A wise man once said, "If you don't know the value of a thing abuse is inevitable." And I say if you don't know your value in any relationship you find yourself you will be cheaply used, abused and dumped.
People had entered into a relationship not knowing what to expect neither do they know what to make out of it. And so they go into it blindly and shortly they began to have problems and begin to wonder why. Great relationship do not just happen, it is worked. Some people go into a relationship with the mentality of let’s see what this affair holds for me. No! It's supposed to be let's see what I can make out of this affair. Remember the adage that says, as you make your bed, so you will lie on it. The 'beautifulness' of your relationship is your non-transferable responsibility. When you go into a relationship without the concept that you are there to work it out, then you will suffer an abuse in that relationship and you will wonder why others were having it smooth and you are having it rough. Soon you may find yourself changing relationships thinking you were in the wrong one. But is that the solution?

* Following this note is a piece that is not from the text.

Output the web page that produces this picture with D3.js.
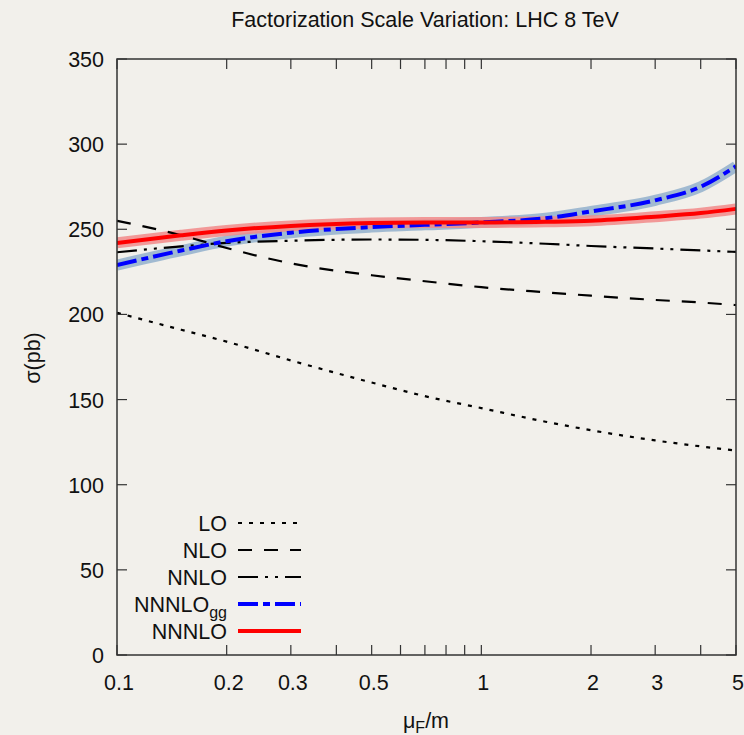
<!DOCTYPE html>
<html>
<head>
<meta charset="utf-8">
<script src="https://cdn.jsdelivr.net/npm/d3@7"></script>
<style>
  html, body { margin: 0; padding: 0; background: #f2f0eb; }
  svg { display: block; }
  text { font-family: "Liberation Sans", Arial, Helvetica, sans-serif; fill: #111; }
</style>
</head>
<body>
<div id="chart"></div>
<script>
const title = "Factorization Scale Variation: LHC 8 TeV";
const muF = [0.1, 0.15, 0.2, 0.3, 0.5, 0.7, 1, 1.5, 2, 3, 4, 5];
const LO      = [201, 191, 184, 173, 160, 152, 145, 137, 132, 126, 122.5, 120];
const NLO     = [255, 246.5, 239, 230, 223, 219.5, 216, 213, 211, 208.5, 207, 205.5];
const NNLO    = [236.5, 240, 242, 243.3, 244, 243.8, 243, 241.5, 240.2, 238.7, 237.6, 236.7];
const NNNLOgg = [229, 237.5, 243, 248, 251.3, 252.6, 254, 256.5, 260.5, 267, 275, 287];
const NNNLO   = [242, 246.5, 249.3, 252, 253.7, 254, 254, 254.4, 255, 257.4, 259.5, 262];
const xTicks = [0.1, 0.2, 0.3, 0.4, 0.5, 0.6, 0.7, 0.8, 0.9, 1, 2, 3, 4, 5];
const xTickLabels = [0.1, 0.2, 0.3, 0.5, 1, 2, 3, 5];
const yTicks = [0, 50, 100, 150, 200, 250, 300, 350];
const legendNames = ["LO", "NLO", "NNLO", "NNNLOgg", "NNNLO"];

const W = 744, H = 735;
const L = 117, R = 736, T = 59, B = 655;
const FS = 21.5;

const svg = d3.select("#chart").append("svg").attr("width", W).attr("height", H);
svg.append("rect").attr("width", W).attr("height", H).attr("fill", "#f2f0eb");

const x = d3.scaleLog().domain([0.1, 5]).range([L, R]);
const y = d3.scaleLinear().domain([0, 350]).range([B, T]);

// Title
svg.append("text").attr("x", 425).attr("y", 27).attr("text-anchor", "middle")
  .attr("font-size", FS).text(title);

svg.append("clipPath").attr("id", "clip").append("rect")
  .attr("x", L).attr("y", T).attr("width", R - L).attr("height", B - T);

const g = svg.append("g").attr("clip-path", "url(#clip)");
const line = d3.line().x(d => x(d[0])).y(d => y(d[1])).curve(d3.curveMonotoneX);
const pts = arr => muF.map((m, i) => [m, arr[i]]);

const series = [
  { name: "LO", data: LO, color: "#000", width: 2.2, dash: "4,7" },
  { name: "NLO", data: NLO, color: "#000", width: 2.2, dash: "14,12" },
  { name: "NNLO", data: NNLO, color: "#000", width: 2.2, dash: "20,7,3,7,3,7" },
  { name: "NNNLOgg", data: NNNLOgg, color: "#0000ff", width: 4, dash: "20,5,7,5", band: "#93b0cc" },
  { name: "NNNLO", data: NNNLO, color: "#ff0000", width: 4, dash: null, band: "#f28a8a" }
];

// bands first
series.filter(s => s.band).forEach(s => {
  g.append("path").attr("d", line(pts(s.data))).attr("fill", "none")
    .attr("stroke", s.band).attr("stroke-width", 11).attr("stroke-opacity", 0.85)
    .attr("stroke-linecap", "butt");
});
series.forEach(s => {
  g.append("path").attr("d", line(pts(s.data))).attr("fill", "none")
    .attr("stroke", s.color).attr("stroke-width", s.width)
    .attr("stroke-dasharray", s.dash).attr("stroke-linecap", "butt");
});

// Frame
svg.append("rect").attr("x", L).attr("y", T).attr("width", R - L).attr("height", B - T)
  .attr("fill", "none").attr("stroke", "#333").attr("stroke-width", 1.5);

// Axes ticks (inward, mirrored)
const tl = 10;
const axisG = svg.append("g").attr("stroke", "#333").attr("stroke-width", 1.2);
xTicks.forEach(t => {
  const px = x(t);
  axisG.append("line").attr("x1", px).attr("x2", px).attr("y1", B).attr("y2", B - tl);
  axisG.append("line").attr("x1", px).attr("x2", px).attr("y1", T).attr("y2", T + tl);
});
yTicks.forEach(t => {
  const py = y(t);
  axisG.append("line").attr("x1", L).attr("x2", L + tl).attr("y1", py).attr("y2", py);
  axisG.append("line").attr("x1", R).attr("x2", R - tl).attr("y1", py).attr("y2", py);
});
xTickLabels.forEach(t => {
  svg.append("text").attr("x", x(t) + 2).attr("y", 690).attr("text-anchor", "middle")
    .attr("font-size", FS).text(String(t));
});
yTicks.forEach(t => {
  svg.append("text").attr("x", 104).attr("y", y(t) + 8).attr("text-anchor", "end")
    .attr("font-size", FS).text(String(t));
});

// Axis labels
svg.append("text").attr("transform", "translate(40,358) rotate(-90)")
  .attr("text-anchor", "middle").attr("font-size", FS).text("σ(pb)");
const xl = svg.append("text").attr("x", 426).attr("y", 728).attr("text-anchor", "middle").attr("font-size", FS);
xl.append("tspan").text("μ");
xl.append("tspan").attr("font-size", 16).attr("dy", 5).text("F");
xl.append("tspan").attr("dy", -5).text("/m");

// Legend
const legY = [523, 550, 577, 604, 631];
series.forEach((s, i) => {
  const ly = legY[i];
  const t = svg.append("text").attr("x", 227).attr("y", ly + 8).attr("text-anchor", "end").attr("font-size", FS);
  if (s.name === "NNNLOgg") {
    t.append("tspan").text("NNNLO");
    t.append("tspan").attr("font-size", 16).attr("dy", 6).text("gg");
  } else {
    t.text(s.name);
  }
  svg.append("line").attr("x1", 238).attr("x2", 301).attr("y1", ly).attr("y2", ly)
    .attr("stroke", s.color).attr("stroke-width", s.width).attr("stroke-dasharray", s.dash);
});
</script>
</body>
</html>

You ought to sit down and make your calculations. You must find out what will work for you in the relationship you are building and major on it. You don't put a major emphasis on what is not relevant and play a minor note when you are supposed to play a major. Sometimes we are so carried away by our heart that we think we know longer need our head. While we bask in the euphoria of our emotions, you should know it takes more than that to have a beautiful relationship than that. For instance, you need to understand your partner through: what makes him/her happy. What would you do to get him/her stick to you for life? This comes by observation, by means of using your minds to think. Though you may think it is not feasible but it can be done.

It's not everything your partner gets to tell you about himself/herself. We study to find out what he/she never told us. And do you know that when you find out something that is of utmost importance to your partner on your own, it would increase your value in his/her sight? It would also suggest that you care enough, which is why you went the extra mile for him/her. Every extra mile you go would attract extra bliss.
This is one of the things that prevent abuse in relationship: You must work at making yourself worthy. Whenever your worth is not known in your relationship watch it, it would certainly get rough. But when your worthiness is determined come hell or high water you will still be there.